This'll be my thread on bringing a Moggie back onto the road. I am hesitating on using the word 'restoration' as big wigs and frock coats have never suited me

I have been keeping an eye out for a Morris Traveller for a few months now, my wife finishes uni soon and as her family car in the 70's had been a traveller, this seemed like a ideal surprise for five years hard work.
The criteria was easy: not needing too much work as I am not the greatest mechanic in GB, and not too expensive as many years supporting a family on one wage does start to add up, or is that minus down?
Two months ago a friend told me there was an old traveller in a double garage he had just rented and the owner of the garage wanted it to go so he could rent both spaces.

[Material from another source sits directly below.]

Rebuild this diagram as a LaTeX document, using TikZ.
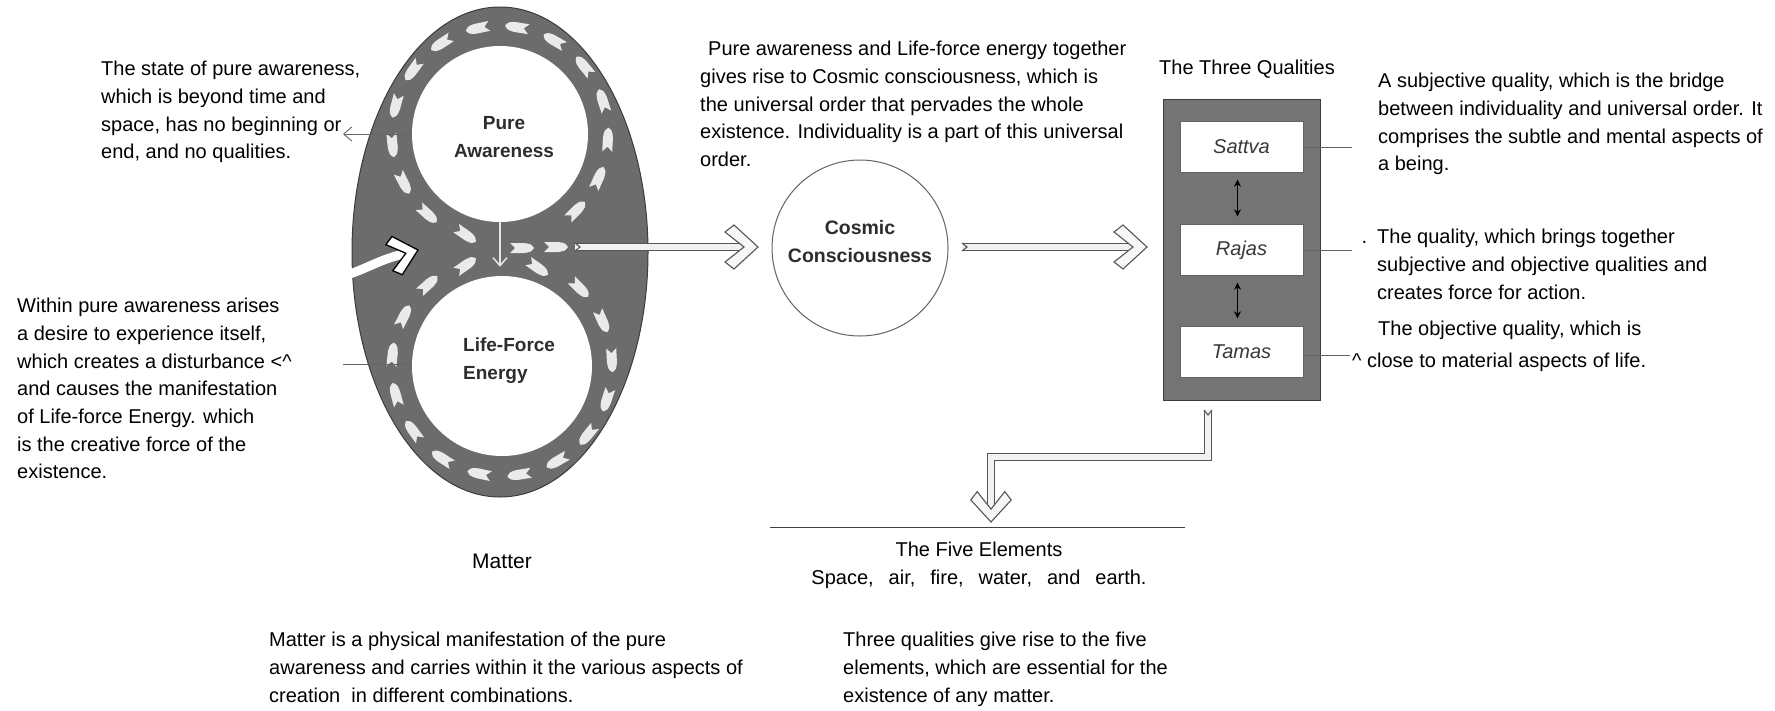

The traveller's current owner had moved overseas and so might be willing to sell.
So, on a drizzly January afternoon I took a trip to the garage to check out the traveller which, to my inexperienced eyes, looked sound but just very very dirty. The body work had many interesting colours, the chrome was speckled and there was some slight rust along a door panel, and the wood had darkened under a leaking roof. Oh, and the spiders were huge, I mean, huge; white swollen bodies, black legs and white knees... better than guard dogs... still got no idea what they are.

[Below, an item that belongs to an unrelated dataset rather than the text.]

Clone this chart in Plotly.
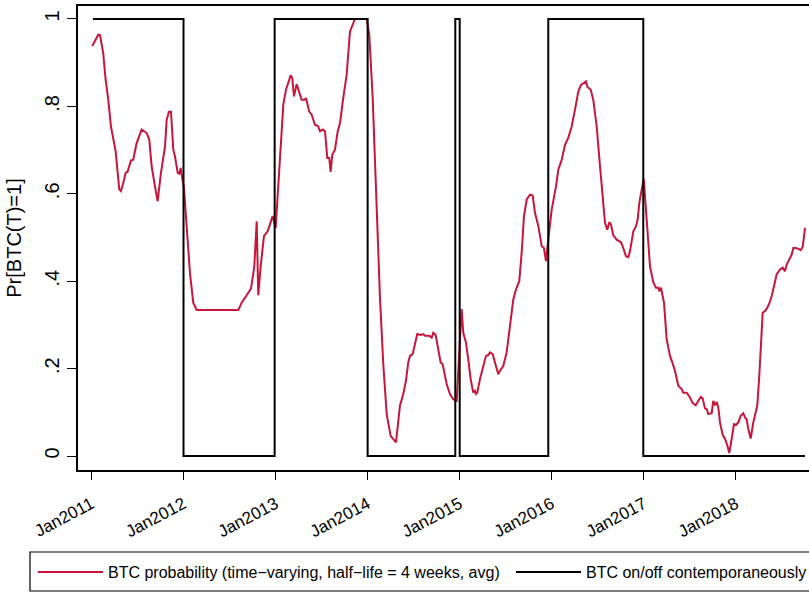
import plotly.graph_objects as go
import pandas as pd

# Red series: BTC probability (decimal year, value)
prob_t = [2011.011, 2011.076, 2011.095, 2011.130, 2011.156, 2011.185, 2011.214, 2011.265, 2011.304, 2011.323,
          2011.348, 2011.374, 2011.395, 2011.431, 2011.456, 2011.493, 2011.547, 2011.602, 2011.630, 2011.656,
          2011.692, 2011.721, 2011.757, 2011.801, 2011.819, 2011.844, 2011.866, 2011.891, 2011.909, 2011.939,
          2011.956, 2011.971, 2011.982, 2012.007, 2012.036, 2012.072, 2012.108, 2012.145, 2012.597, 2012.634,
          2012.688, 2012.735, 2012.771, 2012.797, 2012.814, 2012.840, 2012.876, 2012.916, 2012.941, 2012.970,
          2013.003, 2013.050, 2013.086, 2013.115, 2013.140, 2013.166, 2013.183, 2013.202, 2013.231, 2013.259,
          2013.285, 2013.314, 2013.332, 2013.368, 2013.394, 2013.430, 2013.466, 2013.484, 2013.514, 2013.539,
          2013.564, 2013.585, 2013.600, 2013.618, 2013.647, 2013.677, 2013.702, 2013.737, 2013.774, 2013.810,
          2013.846, 2013.864, 2013.992, 2014.020, 2014.057, 2014.100, 2014.136, 2014.172, 2014.209, 2014.252,
          2014.310, 2014.328, 2014.353, 2014.389, 2014.418, 2014.443, 2014.462, 2014.491, 2014.516, 2014.541,
          2014.578, 2014.606, 2014.625, 2014.672, 2014.698, 2014.715, 2014.741, 2014.769, 2014.795, 2014.817,
          2014.842, 2014.861, 2014.896, 2014.932, 2014.969, 2014.997, 2015.023, 2015.041, 2015.070, 2015.095,
          2015.121, 2015.149, 2015.168, 2015.179, 2015.193, 2015.222, 2015.258, 2015.287, 2015.312, 2015.331,
          2015.360, 2015.393, 2015.421, 2015.439, 2015.475, 2015.512, 2015.548, 2015.584, 2015.613, 2015.649,
          2015.675, 2015.700, 2015.730, 2015.765, 2015.795, 2015.820, 2015.856, 2015.893, 2015.917, 2015.939,
          2015.964, 2016.001, 2016.048, 2016.073, 2016.110, 2016.146, 2016.181, 2016.218, 2016.254, 2016.290,
          2016.319, 2016.374, 2016.388, 2016.425, 2016.453, 2016.490, 2016.526, 2016.555, 2016.580, 2016.605,
          2016.627, 2016.645, 2016.670, 2016.707, 2016.725, 2016.754, 2016.779, 2016.808, 2016.833, 2016.852,
          2016.888, 2016.917, 2016.935, 2016.953, 2016.979, 2017.001, 2017.033, 2017.069, 2017.105, 2017.134,
          2017.159, 2017.170, 2017.188, 2017.221, 2017.250, 2017.286, 2017.315, 2017.340, 2017.376, 2017.413,
          2017.431, 2017.468, 2017.503, 2017.533, 2017.565, 2017.594, 2017.620, 2017.641, 2017.666, 2017.685,
          2017.702, 2017.739, 2017.756, 2017.775, 2017.793, 2017.811, 2017.829, 2017.859, 2017.884, 2017.909,
          2017.930, 2017.956, 2017.981, 2018.003, 2018.028, 2018.054, 2018.082, 2018.101, 2018.119, 2018.137,
          2018.163, 2018.191, 2018.209, 2018.234, 2018.256, 2018.275, 2018.293, 2018.318, 2018.337, 2018.365,
          2018.391, 2018.416, 2018.445, 2018.481, 2018.510, 2018.535, 2018.554, 2018.582, 2018.608, 2018.626,
          2018.655, 2018.680, 2018.706, 2018.728, 2018.753]
prob_v = [0.938, 0.964, 0.963, 0.922, 0.861, 0.815, 0.754, 0.697, 0.610, 0.606,
          0.625, 0.648, 0.651, 0.676, 0.678, 0.716, 0.747, 0.739, 0.724, 0.663,
          0.617, 0.583, 0.648, 0.708, 0.769, 0.788, 0.788, 0.701, 0.686, 0.648,
          0.646, 0.659, 0.644, 0.613, 0.526, 0.419, 0.351, 0.334, 0.334, 0.351,
          0.368, 0.383, 0.434, 0.537, 0.368, 0.434, 0.503, 0.514, 0.530, 0.549,
          0.522, 0.689, 0.804, 0.838, 0.857, 0.871, 0.865, 0.823, 0.851, 0.834,
          0.815, 0.815, 0.819, 0.788, 0.781, 0.758, 0.754, 0.743, 0.747, 0.743,
          0.682, 0.682, 0.650, 0.689, 0.701, 0.743, 0.762, 0.819, 0.872, 0.971,
          0.994, 1.000, 1.000, 0.963, 0.819, 0.553, 0.362, 0.210, 0.096, 0.046,
          0.031, 0.066, 0.115, 0.142, 0.172, 0.214, 0.229, 0.233, 0.256, 0.279,
          0.277, 0.279, 0.275, 0.275, 0.271, 0.282, 0.277, 0.240, 0.214, 0.210,
          0.180, 0.164, 0.142, 0.130, 0.126, 0.233, 0.336, 0.282, 0.260, 0.221,
          0.176, 0.145, 0.149, 0.142, 0.145, 0.176, 0.206, 0.229, 0.231, 0.237,
          0.233, 0.206, 0.187, 0.195, 0.206, 0.237, 0.297, 0.358, 0.381, 0.400,
          0.465, 0.549, 0.587, 0.598, 0.596, 0.556, 0.526, 0.480, 0.476, 0.446,
          0.495, 0.564, 0.617, 0.655, 0.678, 0.712, 0.728, 0.754, 0.792, 0.834,
          0.849, 0.857, 0.845, 0.838, 0.815, 0.754, 0.663, 0.587, 0.534, 0.518,
          0.535, 0.530, 0.505, 0.495, 0.492, 0.489, 0.476, 0.457, 0.455, 0.469,
          0.514, 0.526, 0.541, 0.579, 0.610, 0.634, 0.541, 0.434, 0.397, 0.385,
          0.385, 0.377, 0.385, 0.351, 0.267, 0.229, 0.212, 0.195, 0.161, 0.153,
          0.145, 0.145, 0.134, 0.121, 0.116, 0.126, 0.135, 0.132, 0.109, 0.107,
          0.096, 0.098, 0.126, 0.116, 0.124, 0.111, 0.077, 0.048, 0.039, 0.024,
          0.007, 0.039, 0.073, 0.071, 0.077, 0.092, 0.098, 0.088, 0.084, 0.062,
          0.040, 0.077, 0.092, 0.115, 0.183, 0.260, 0.328, 0.332, 0.337, 0.349,
          0.366, 0.389, 0.416, 0.427, 0.431, 0.423, 0.438, 0.450, 0.461, 0.476,
          0.476, 0.474, 0.471, 0.479, 0.522]

# Black series: BTC on/off contemporaneously (step changes)
onoff_t = [2011.018, 2012.002, 2012.992, 2014.002, 2014.954, 2015.002, 2015.964, 2016.996, 2018.753]
onoff_v = [1, 0, 1, 0, 1, 0, 1, 0, 0]

tick_years = [2011, 2012, 2013, 2014, 2015, 2016, 2017, 2018]
tick_labels = ["Jan2011", "Jan2012", "Jan2013", "Jan2014", "Jan2015", "Jan2016", "Jan2017", "Jan2018"]
y_ticks = [0, 0.2, 0.4, 0.6, 0.8, 1]
y_labels = ["0", ".2", ".4", ".6", ".8", "1"]

BASE = pd.Timestamp("2011-01-01")


def to_date(years):
    return [BASE + pd.Timedelta(days=(y - 2011) * 365.25) for y in years]


FONT = "Liberation Sans, Arial, Helvetica, sans-serif"
W, H = 809, 592
L, R, T, B = 78, 0, 6, 122
PW, PH = W - L - R, H - T - B


def px_to_paper_x(px):
    return (px - L) / PW


def px_to_paper_y(py):
    return (H - B - py) / PH


fig = go.Figure()
fig.add_trace(go.Scatter(
    x=to_date(prob_t), y=prob_v, mode="lines",
    name="BTC probability (time\u2212varying, half\u2212life = 4 weeks, avg)",
    line=dict(color="#C8153A", width=2), legend="legend",
))
fig.add_trace(go.Scatter(
    x=to_date(onoff_t), y=onoff_v, mode="lines", line_shape="hv",
    name="BTC on/off contemporaneously",
    line=dict(color="#000000", width=2), legend="legend2",
))

# legend frame
fig.add_shape(type="rect", xref="paper", yref="paper",
              x0=px_to_paper_x(30), x1=px_to_paper_x(830),
              y0=px_to_paper_y(591), y1=px_to_paper_y(552),
              line=dict(color="black", width=1.2), fillcolor="rgba(0,0,0,0)")

leg_common = dict(
    orientation="h", xanchor="left", y=px_to_paper_y(555), yanchor="top",
    borderwidth=0, font=dict(size=16, family=FONT),
    itemwidth=65, bgcolor="rgba(0,0,0,0)",
)

fig.update_layout(
    width=W, height=H,
    margin=dict(l=L, r=R, t=T, b=B, autoexpand=False),
    paper_bgcolor="white", plot_bgcolor="white",
    font=dict(family=FONT, color="black"),
    showlegend=True,
    legend=dict(x=px_to_paper_x(33), **leg_common),
    legend2=dict(x=px_to_paper_x(511), **leg_common),
)
fig.update_xaxes(
    type="date",
    range=to_date([2010.856, 2018.796]),
    tickvals=[f"{y}-01-01" for y in tick_years], ticktext=tick_labels,
    tickangle=-28, tickfont=dict(size=17, family=FONT),
    ticks="outside", ticklen=8, tickwidth=1.2, tickcolor="black",
    ticklabelstandoff=8,
    showline=True, linecolor="black", linewidth=1.5, mirror=True,
    showgrid=False, zeroline=False,
)
fig.update_yaxes(
    range=[-0.032, 1.0297],
    tickvals=y_ticks, ticktext=y_labels,
    tickangle=-90, tickfont=dict(size=20, family=FONT),
    ticks="outside", ticklen=9, tickwidth=1.2, tickcolor="black",
    showline=True, linecolor="black", linewidth=1.5,
    showgrid=False, zeroline=False,
    title=dict(text="Pr[BTC(T)=1]", font=dict(size=20, family=FONT), standoff=14),
)

fig.write_html("out.html", config={"displayModeBar": False},
               post_script="document.body.style.margin='0px';")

Not wanting to appear too dumb, I had sent a text to my dad to ask for areas to watch out for. His reply "Underneath seats where torsion bar adjusters are RUST floor pan. No adjust left on adjust screw plus usual rot x" was sound advice. I looked under the seat but that was as far as I could go since my grasp of mechanics went to the second word of his erudite reply, but it was the thought that counted and I couldn't see any rust.
So, with a little haggling and agreeing to give the garage owner the old AA badge off the grill, I bought my first moggie.